Author: Jedrzej Rybicki (FZJ)
Contributors: Anna Queralt (BSC), Maria Petrova-El Sayed (FZJ), Fabrizio Marozzo (DtoK Lab), François Exertier (Atos), Jorge Ejarque (BSC)
The eFlows4HPC project will implement a European workflow platform enabling development and execution of applications that leverage HPC, data analytics, and artificial intelligence. One of the key success factors for this project is the quick, easy, and efficient deployment of the created solution across the heterogeneous resources. Below, we will show how this multifaceted challenge is addressed.
Firstly, both supporting services as well as the required scientific codes need to be made available and executable on the target resources. To this end, eFlows4HPC is looking towards modern container solutions to be combined and adapted to the project orchestration solution.

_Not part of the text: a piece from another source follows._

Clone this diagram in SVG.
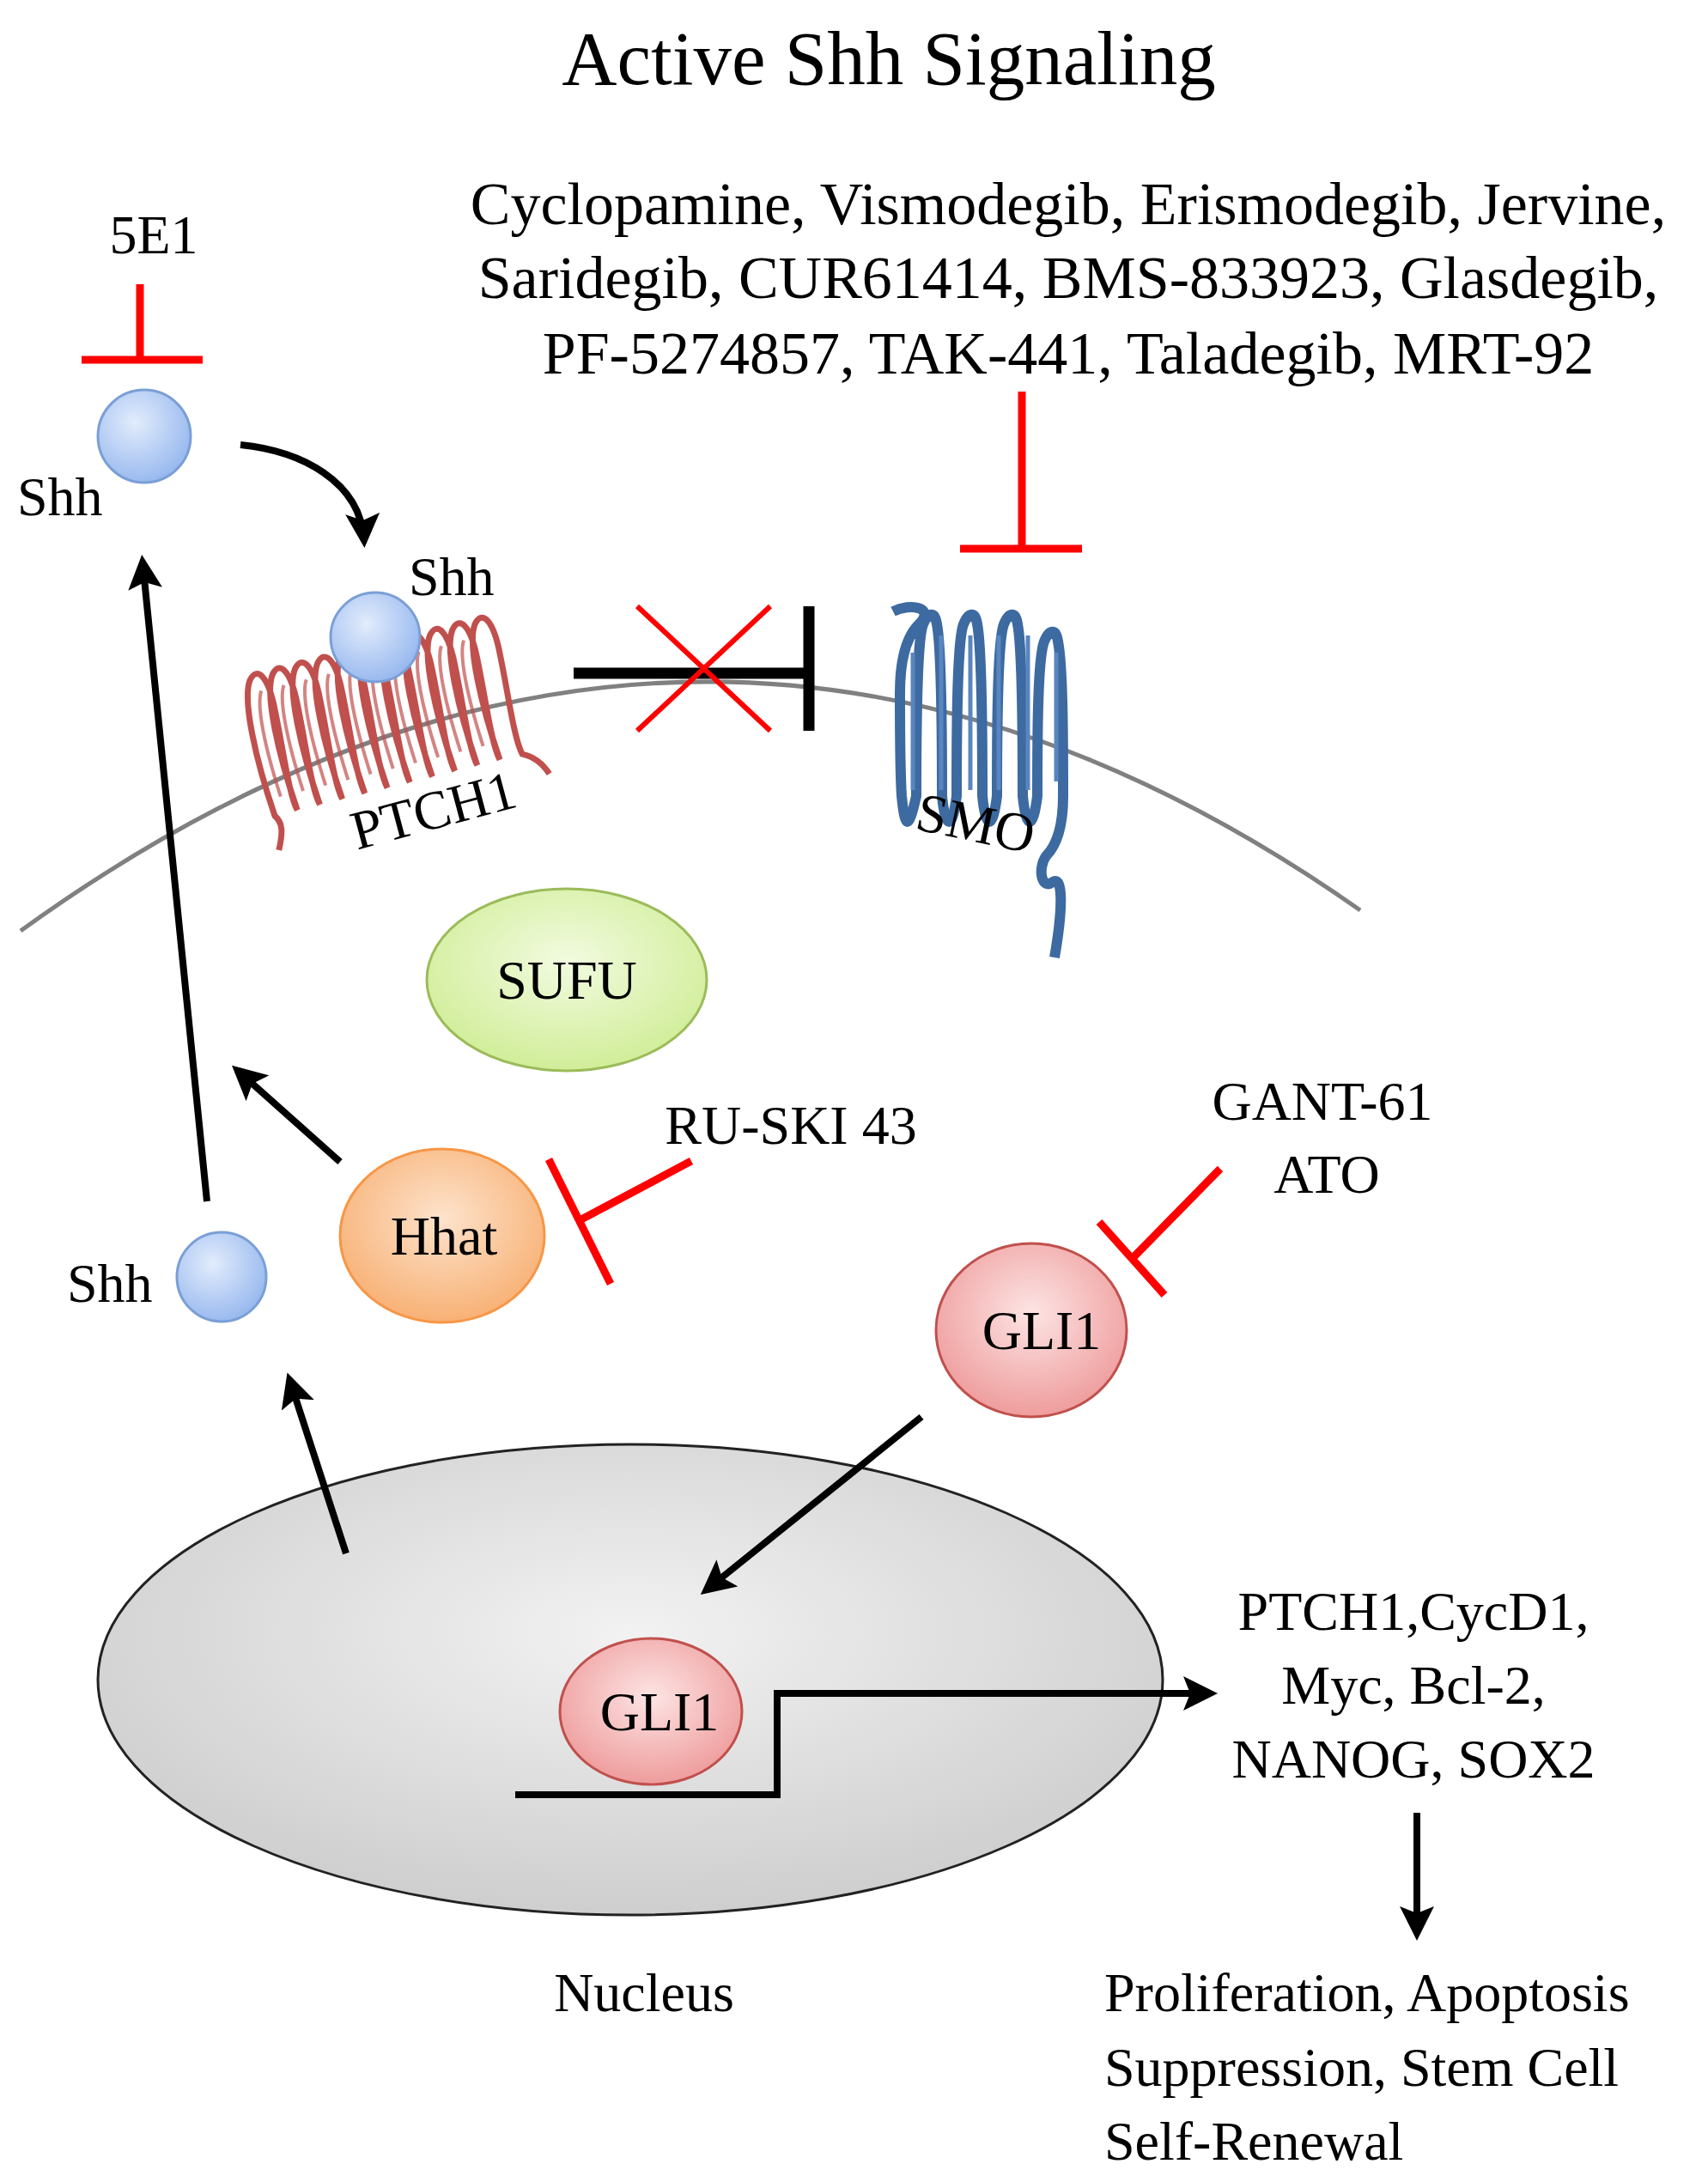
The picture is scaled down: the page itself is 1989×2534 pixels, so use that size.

Beyond the ease of deployment, the application of containers for scientific code strongly contributes to reproducibility of the research.
The containers created in the project will be made available in a software catalog, allowing for the reuse not only within but also outside of the project. In case of the eFlows4HPC services, the flexibility of the deployment with containers will be further amplified by the flexibility of the underlying resources of the Helmholtz Data Federation Cloud. It will enable a solution accommodating the changes in the user requirements, creation of on-demand instances of popular services, as well as expected fault-tolerance.
The process of deployment also needs to safe-guard the availability of the relevant data, in the format required by the particular workflow. To this end, eFlows4HPC will establish a Data Logistics Service and employ modern data management and storage solutions: dataClay, Hecuba, and Ophidia.
The envisioned data movement will not only deploy the required data sets on the processing resources. The movements to register the created artefacts, i.e., computation results with the external repositories, will also be supported. This, together with the formalization of the data movements, is crucial to implement the vision of FAIR (Findible, Accessible, Interoperable, Reusable) scientific endeavours.
Workflow deployment and service operations across heterogeneous resources
Lastly, a cross-cutting concern of the deployment is its optimisation also in terms of energy efficiency. Here again, the above-mentioned storage solutions of dataClay, Hecuba, and Ophidia offer help by enabling efficient in-storage and in-memory processing. Furthermore, a more holistic view of the workflow executions will be established and optimised by reducing the data movements, use of specialised resources, and correct setting of the execution parameters.
eFlows4HPC plays an important role as an intermediator, mapping the needs of the scientific users on the technical solutions created in the project. The needs can only be satisfied if the created solutions are effectively deployed.